▶ **Data provided**:

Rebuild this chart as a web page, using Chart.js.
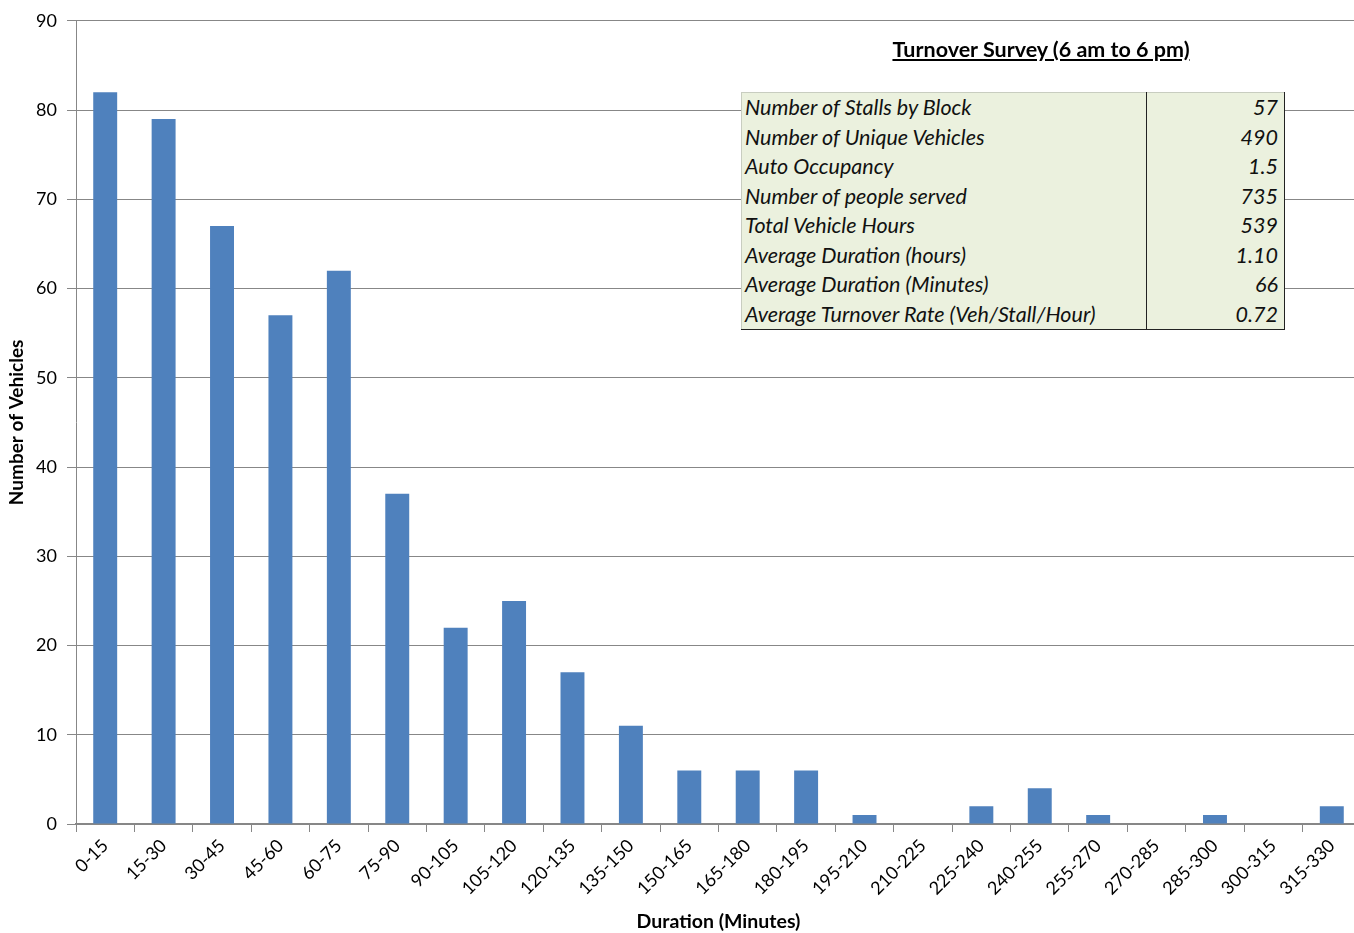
<!DOCTYPE html>
<html>
<head>
<meta charset="utf-8">
<script src="https://cdn.jsdelivr.net/npm/chart.js@4.4.1/dist/chart.umd.min.js"></script>
<style>
  html, body { margin: 0; padding: 0; overflow: hidden; background: #fff; }
  #wrap { position: relative; width: 1362px; height: 933px; }
  #survey-title {
    position: absolute; left: 791px; width: 500px; top: 36px;
    text-align: center; font: bold 21.5px Lato, sans-serif; text-decoration: underline; color: #000;
  }
  #survey {
    position: absolute; left: 741px; top: 92px; width: 544px; height: 238px;
    background: #ebf1de; border-collapse: collapse; box-sizing: border-box; table-layout: fixed;
    border-top: 1px solid #c8cdc0; border-left: 1px solid #c8cdc0;
    border-right: 1px solid #222; border-bottom: 1px solid #222;
    font: italic 21.5px Lato, sans-serif; color: #111;
  }
  #survey td { padding: 0 3px; height: 29px; line-height: 29px; white-space: nowrap; overflow: hidden; }
  #survey td.k { width: 398px; }
  #survey td.v { text-align: right; border-left: 1px solid #222; padding-right: 6px; }
</style>
</head>
<body>
<div id="wrap">
  <canvas id="turnoverChart"></canvas>
  <div id="survey-title">Turnover Survey (6 am to 6 pm)</div>
  <table id="survey"><tbody></tbody></table>
</div>
<script>
// duration bins (minutes) and vehicle counts
const durations = ['0-15','15-30','30-45','45-60','60-75','75-90','90-105','105-120','120-135','135-150',
  '150-165','165-180','180-195','195-210','210-225','225-240','240-255','255-270','270-285','285-300',
  '300-315','315-330'];
const vehicles = [82, 79, 67, 57, 62, 37, 22, 25, 17, 11, 6, 6, 6, 1, 0, 2, 4, 1, 0, 1, 0, 2];

// summary box
const surveyLabels = ['Number of Stalls by Block', 'Number of Unique Vehicles', 'Auto Occupancy',
  'Number of people served', 'Total Vehicle Hours', 'Average Duration (hours)',
  'Average Duration (Minutes)', 'Average Turnover Rate (Veh/Stall/Hour)'];
const surveyValues = ['57', '490', '1.5', '735', '539', '1.10', '66', '0.72'];

const yTicks = { min: 0, max: 90, step: 10 };

const FONT = 'Lato, sans-serif';
const GRID = '#878787';

function renderSurvey() {
  const tbody = document.querySelector('#survey tbody');
  tbody.innerHTML = '';
  surveyLabels.forEach((lab, i) => {
    const tr = document.createElement('tr');
    tr.innerHTML = `<td class="k">${lab}</td><td class="v">${surveyValues[i]}</td>`;
    tbody.appendChild(tr);
  });
}

function renderChart() {
  const ctx = document.getElementById('turnoverChart').getContext('2d');
  return new Chart(ctx, {
    type: 'bar',
    data: {
      labels: durations,
      datasets: [{
        data: vehicles,
        backgroundColor: '#4f81bd',
        borderWidth: 0,
        barPercentage: 0.41,
        categoryPercentage: 1
      }]
    },
    options: {
      responsive: true,
      maintainAspectRatio: false,
      animation: false,
      layout: { padding: { top: 18, right: 1, left: 0, bottom: 0 } },
      plugins: { legend: { display: false }, tooltip: { enabled: false } },
      scales: {
        x: {
          grid: { drawOnChartArea: false, drawTicks: true, tickLength: 8, color: GRID, offset: true },
          border: { color: GRID, width: 2 },
          ticks: { autoSkip: false, maxRotation: 45, minRotation: 45, padding: 3, color: '#000',
                   font: { family: FONT, size: 18 } },
          title: { display: true, text: 'Duration (Minutes)', color: '#000',
                   font: { family: FONT, size: 19.5, weight: 'bold' }, padding: { top: 0, bottom: 0 } },
          afterFit: s => { s.height = 109; }
        },
        y: {
          min: yTicks.min, max: yTicks.max,
          grid: { color: GRID, tickLength: 9 },
          border: { color: GRID },
          ticks: { stepSize: yTicks.step, padding: 10, color: '#000', font: { family: FONT, size: 18 } },
          title: { display: true, text: 'Number of Vehicles', color: '#000',
                   font: { family: FONT, size: 19, weight: 'bold' }, padding: { top: 5, bottom: 0 } },
          afterFit: s => { s.width = 76; }
        }
      }
    }
  });
}

renderSurvey();
renderChart();
</script>
</body>
</html>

▶ **Requirements**: Return each line from the material above exactly, but not the pictures.

▶ **Written solution**:
Rebuild this chart as a web page, using Chart.js.
<!DOCTYPE html>
<html>
<head>
<meta charset="utf-8">
<script src="https://cdn.jsdelivr.net/npm/chart.js@4.4.1/dist/chart.umd.min.js"></script>
<style>
  html, body { margin: 0; padding: 0; overflow: hidden; background: #fff; }
  #wrap { position: relative; width: 1362px; height: 933px; }
  #survey-title {
    position: absolute; left: 791px; width: 500px; top: 36px;
    text-align: center; font: bold 21.5px Lato, sans-serif; text-decoration: underline; color: #000;
  }
  #survey {
    position: absolute; left: 741px; top: 92px; width: 544px; height: 238px;
    background: #ebf1de; border-collapse: collapse; box-sizing: border-box; table-layout: fixed;
    border-top: 1px solid #c8cdc0; border-left: 1px solid #c8cdc0;
    border-right: 1px solid #222; border-bottom: 1px solid #222;
    font: italic 21.5px Lato, sans-serif; color: #111;
  }
  #survey td { padding: 0 3px; height: 29px; line-height: 29px; white-space: nowrap; overflow: hidden; }
  #survey td.k { width: 398px; }
  #survey td.v { text-align: right; border-left: 1px solid #222; padding-right: 6px; }
</style>
</head>
<body>
<div id="wrap">
  <canvas id="turnoverChart"></canvas>
  <div id="survey-title">Turnover Survey (6 am to 6 pm)</div>
  <table id="survey"><tbody></tbody></table>
</div>
<script>
// duration bins (minutes) and vehicle counts
const durations = ['0-15','15-30','30-45','45-60','60-75','75-90','90-105','105-120','120-135','135-150',
  '150-165','165-180','180-195','195-210','210-225','225-240','240-255','255-270','270-285','285-300',
  '300-315','315-330'];
const vehicles = [82, 79, 67, 57, 62, 37, 22, 25, 17, 11, 6, 6, 6, 1, 0, 2, 4, 1, 0, 1, 0, 2];

// summary box
const surveyLabels = ['Number of Stalls by Block', 'Number of Unique Vehicles', 'Auto Occupancy',
  'Number of people served', 'Total Vehicle Hours', 'Average Duration (hours)',
  'Average Duration (Minutes)', 'Average Turnover Rate (Veh/Stall/Hour)'];
const surveyValues = ['57', '490', '1.5', '735', '539', '1.10', '66', '0.72'];

const yTicks = { min: 0, max: 90, step: 10 };

const FONT = 'Lato, sans-serif';
const GRID = '#878787';

function renderSurvey() {
  const tbody = document.querySelector('#survey tbody');
  tbody.innerHTML = '';
  surveyLabels.forEach((lab, i) => {
    const tr = document.createElement('tr');
    tr.innerHTML = `<td class="k">${lab}</td><td class="v">${surveyValues[i]}</td>`;
    tbody.appendChild(tr);
  });
}

function renderChart() {
  const ctx = document.getElementById('turnoverChart').getContext('2d');
  return new Chart(ctx, {
    type: 'bar',
    data: {
      labels: durations,
      datasets: [{
        data: vehicles,
        backgroundColor: '#4f81bd',
        borderWidth: 0,
        barPercentage: 0.41,
        categoryPercentage: 1
      }]
    },
    options: {
      responsive: true,
      maintainAspectRatio: false,
      animation: false,
      layout: { padding: { top: 18, right: 1, left: 0, bottom: 0 } },
      plugins: { legend: { display: false }, tooltip: { enabled: false } },
      scales: {
        x: {
          grid: { drawOnChartArea: false, drawTicks: true, tickLength: 8, color: GRID, offset: true },
          border: { color: GRID, width: 2 },
          ticks: { autoSkip: false, maxRotation: 45, minRotation: 45, padding: 3, color: '#000',
                   font: { family: FONT, size: 18 } },
          title: { display: true, text: 'Duration (Minutes)', color: '#000',
                   font: { family: FONT, size: 19.5, weight: 'bold' }, padding: { top: 0, bottom: 0 } },
          afterFit: s => { s.height = 109; }
        },
        y: {
          min: yTicks.min, max: yTicks.max,
          grid: { color: GRID, tickLength: 9 },
          border: { color: GRID },
          ticks: { stepSize: yTicks.step, padding: 10, color: '#000', font: { family: FONT, size: 18 } },
          title: { display: true, text: 'Number of Vehicles', color: '#000',
                   font: { family: FONT, size: 19, weight: 'bold' }, padding: { top: 5, bottom: 0 } },
          afterFit: s => { s.width = 76; }
        }
      }
    }
  });
}

renderSurvey();
renderChart();
</script>
</body>
</html>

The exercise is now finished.